▶ TASK STATEMENT
Repeat the full listing below verbatim and keep the images out.

▶ RECORDED DATA
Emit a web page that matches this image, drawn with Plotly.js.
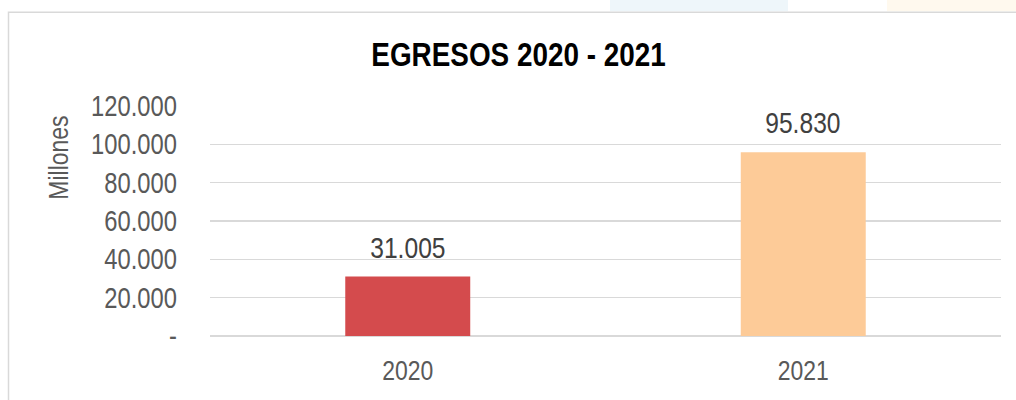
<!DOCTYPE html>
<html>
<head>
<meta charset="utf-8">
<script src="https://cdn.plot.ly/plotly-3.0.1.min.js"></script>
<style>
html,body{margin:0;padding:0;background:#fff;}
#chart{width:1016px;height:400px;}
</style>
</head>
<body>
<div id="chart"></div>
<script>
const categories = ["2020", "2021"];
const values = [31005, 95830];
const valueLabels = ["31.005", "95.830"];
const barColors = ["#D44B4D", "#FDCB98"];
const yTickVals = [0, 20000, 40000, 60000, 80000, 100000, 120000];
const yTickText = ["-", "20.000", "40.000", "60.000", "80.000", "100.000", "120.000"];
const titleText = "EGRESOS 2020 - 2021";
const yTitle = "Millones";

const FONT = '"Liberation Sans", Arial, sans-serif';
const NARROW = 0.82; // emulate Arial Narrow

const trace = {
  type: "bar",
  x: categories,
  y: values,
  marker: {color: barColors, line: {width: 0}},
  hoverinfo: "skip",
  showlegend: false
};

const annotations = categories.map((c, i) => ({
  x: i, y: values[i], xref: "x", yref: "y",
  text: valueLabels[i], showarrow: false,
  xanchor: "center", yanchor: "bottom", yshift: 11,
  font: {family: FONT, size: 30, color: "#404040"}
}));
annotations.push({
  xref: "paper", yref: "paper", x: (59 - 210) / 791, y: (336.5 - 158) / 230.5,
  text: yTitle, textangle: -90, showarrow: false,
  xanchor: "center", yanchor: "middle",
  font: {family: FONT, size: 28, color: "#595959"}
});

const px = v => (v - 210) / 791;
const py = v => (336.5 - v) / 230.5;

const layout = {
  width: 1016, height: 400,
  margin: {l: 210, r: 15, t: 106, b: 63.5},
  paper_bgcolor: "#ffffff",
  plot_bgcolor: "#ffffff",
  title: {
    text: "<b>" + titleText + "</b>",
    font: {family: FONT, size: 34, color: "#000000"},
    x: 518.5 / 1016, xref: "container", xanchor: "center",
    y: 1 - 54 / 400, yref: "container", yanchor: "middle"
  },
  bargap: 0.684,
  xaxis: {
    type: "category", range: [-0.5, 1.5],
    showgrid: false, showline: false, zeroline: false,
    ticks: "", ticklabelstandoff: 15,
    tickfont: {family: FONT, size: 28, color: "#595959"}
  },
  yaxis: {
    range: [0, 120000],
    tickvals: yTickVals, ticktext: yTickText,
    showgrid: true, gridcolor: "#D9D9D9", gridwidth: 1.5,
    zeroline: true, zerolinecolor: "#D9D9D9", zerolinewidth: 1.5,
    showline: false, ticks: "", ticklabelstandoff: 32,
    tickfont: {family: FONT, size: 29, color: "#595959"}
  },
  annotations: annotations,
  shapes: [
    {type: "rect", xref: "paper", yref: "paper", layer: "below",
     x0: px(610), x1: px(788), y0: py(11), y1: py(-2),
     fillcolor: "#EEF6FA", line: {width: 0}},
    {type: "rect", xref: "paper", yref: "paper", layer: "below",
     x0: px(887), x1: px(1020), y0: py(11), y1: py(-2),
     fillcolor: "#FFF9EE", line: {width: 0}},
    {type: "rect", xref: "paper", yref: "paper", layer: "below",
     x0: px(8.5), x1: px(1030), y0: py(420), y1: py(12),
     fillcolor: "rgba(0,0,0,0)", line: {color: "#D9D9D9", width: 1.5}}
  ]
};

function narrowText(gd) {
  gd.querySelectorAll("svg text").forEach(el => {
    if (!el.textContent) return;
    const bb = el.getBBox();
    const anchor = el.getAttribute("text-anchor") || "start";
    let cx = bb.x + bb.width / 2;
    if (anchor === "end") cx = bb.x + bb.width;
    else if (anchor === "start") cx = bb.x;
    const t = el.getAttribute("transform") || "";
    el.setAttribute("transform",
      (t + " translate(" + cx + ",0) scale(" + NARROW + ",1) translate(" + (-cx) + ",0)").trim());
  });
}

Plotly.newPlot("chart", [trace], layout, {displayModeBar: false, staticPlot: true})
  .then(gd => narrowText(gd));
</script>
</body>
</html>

▶ SOLVED PROBLEM
Emit a web page that matches this image, drawn with Plotly.js.
<!DOCTYPE html>
<html>
<head>
<meta charset="utf-8">
<script src="https://cdn.plot.ly/plotly-3.0.1.min.js"></script>
<style>
html,body{margin:0;padding:0;background:#fff;}
#chart{width:1016px;height:400px;}
</style>
</head>
<body>
<div id="chart"></div>
<script>
const categories = ["2020", "2021"];
const values = [31005, 95830];
const valueLabels = ["31.005", "95.830"];
const barColors = ["#D44B4D", "#FDCB98"];
const yTickVals = [0, 20000, 40000, 60000, 80000, 100000, 120000];
const yTickText = ["-", "20.000", "40.000", "60.000", "80.000", "100.000", "120.000"];
const titleText = "EGRESOS 2020 - 2021";
const yTitle = "Millones";

const FONT = '"Liberation Sans", Arial, sans-serif';
const NARROW = 0.82; // emulate Arial Narrow

const trace = {
  type: "bar",
  x: categories,
  y: values,
  marker: {color: barColors, line: {width: 0}},
  hoverinfo: "skip",
  showlegend: false
};

const annotations = categories.map((c, i) => ({
  x: i, y: values[i], xref: "x", yref: "y",
  text: valueLabels[i], showarrow: false,
  xanchor: "center", yanchor: "bottom", yshift: 11,
  font: {family: FONT, size: 30, color: "#404040"}
}));
annotations.push({
  xref: "paper", yref: "paper", x: (59 - 210) / 791, y: (336.5 - 158) / 230.5,
  text: yTitle, textangle: -90, showarrow: false,
  xanchor: "center", yanchor: "middle",
  font: {family: FONT, size: 28, color: "#595959"}
});

const px = v => (v - 210) / 791;
const py = v => (336.5 - v) / 230.5;

const layout = {
  width: 1016, height: 400,
  margin: {l: 210, r: 15, t: 106, b: 63.5},
  paper_bgcolor: "#ffffff",
  plot_bgcolor: "#ffffff",
  title: {
    text: "<b>" + titleText + "</b>",
    font: {family: FONT, size: 34, color: "#000000"},
    x: 518.5 / 1016, xref: "container", xanchor: "center",
    y: 1 - 54 / 400, yref: "container", yanchor: "middle"
  },
  bargap: 0.684,
  xaxis: {
    type: "category", range: [-0.5, 1.5],
    showgrid: false, showline: false, zeroline: false,
    ticks: "", ticklabelstandoff: 15,
    tickfont: {family: FONT, size: 28, color: "#595959"}
  },
  yaxis: {
    range: [0, 120000],
    tickvals: yTickVals, ticktext: yTickText,
    showgrid: true, gridcolor: "#D9D9D9", gridwidth: 1.5,
    zeroline: true, zerolinecolor: "#D9D9D9", zerolinewidth: 1.5,
    showline: false, ticks: "", ticklabelstandoff: 32,
    tickfont: {family: FONT, size: 29, color: "#595959"}
  },
  annotations: annotations,
  shapes: [
    {type: "rect", xref: "paper", yref: "paper", layer: "below",
     x0: px(610), x1: px(788), y0: py(11), y1: py(-2),
     fillcolor: "#EEF6FA", line: {width: 0}},
    {type: "rect", xref: "paper", yref: "paper", layer: "below",
     x0: px(887), x1: px(1020), y0: py(11), y1: py(-2),
     fillcolor: "#FFF9EE", line: {width: 0}},
    {type: "rect", xref: "paper", yref: "paper", layer: "below",
     x0: px(8.5), x1: px(1030), y0: py(420), y1: py(12),
     fillcolor: "rgba(0,0,0,0)", line: {color: "#D9D9D9", width: 1.5}}
  ]
};

function narrowText(gd) {
  gd.querySelectorAll("svg text").forEach(el => {
    if (!el.textContent) return;
    const bb = el.getBBox();
    const anchor = el.getAttribute("text-anchor") || "start";
    let cx = bb.x + bb.width / 2;
    if (anchor === "end") cx = bb.x + bb.width;
    else if (anchor === "start") cx = bb.x;
    const t = el.getAttribute("transform") || "";
    el.setAttribute("transform",
      (t + " translate(" + cx + ",0) scale(" + NARROW + ",1) translate(" + (-cx) + ",0)").trim());
  });
}

Plotly.newPlot("chart", [trace], layout, {displayModeBar: false, staticPlot: true})
  .then(gd => narrowText(gd));
</script>
</body>
</html>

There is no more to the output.